だからこそ、そんな状況で一人浮いている存在への疑問は消えない。予想外のありがたさではあったが、その根幹に何があるのか、掴みきれずにいるのは気持ち悪かった。
「私が普通の人間であるように、テンも普通の人間ですから。ただ直属の後輩という点で、私にとって特別な人間ではありますよ」
「変わった方ですね」
「そうかもしれません」
弱々しい笑顔は、テンへの心配が拭いきれない証拠。この世界での普通はこの屋敷での普通ではなく、男の優しさは異常とみなされてしまう。

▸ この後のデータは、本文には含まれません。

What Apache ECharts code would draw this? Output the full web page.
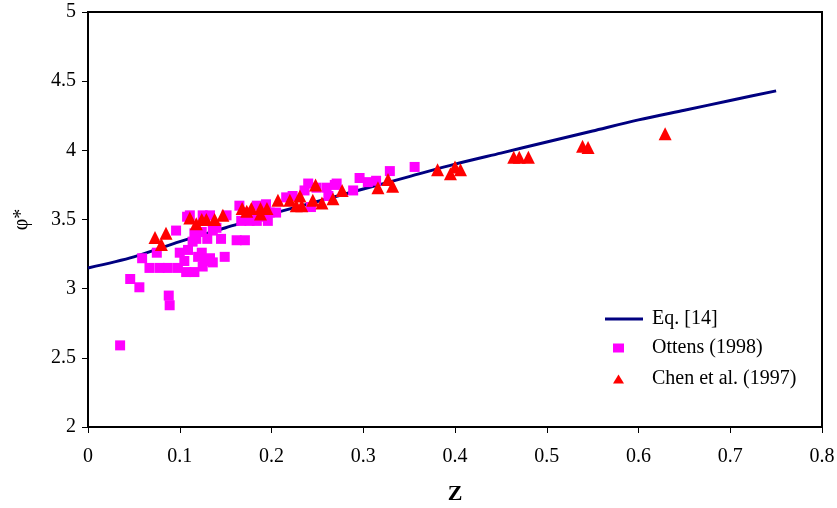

「……伝言を頼まれてくれませんか? テン以外には伝えないと約束していただけると良いのですが」
それはイペックがしばらく悩んでいたことだった。
「構いませんよ。私が仕えているのはシルキー家ですから、イペック様の依頼も仕事の内です」
「ありがとう」
突然の申し出にも、彼は迷わず承諾してくれた。承諾の理由に使用人としての立場を口にしたが、そこには彼個人の意思も含まれているようにイペックは感じた。一族の人間と使用人という立場は異なるが、屋敷の中で異色を放ち危うげな立場は同じである。
「しかし、ご自分でお伝えにならなくてよろしいのですか?」
イペックはその言葉に笑って答えた。
「ええ。私が伝えられるのであれば、それが良いとは思いますが……。伝えるべきかどうかは、あなたに任せようと思います」
「承知いたしました」
使用人の男も、その言葉に笑った。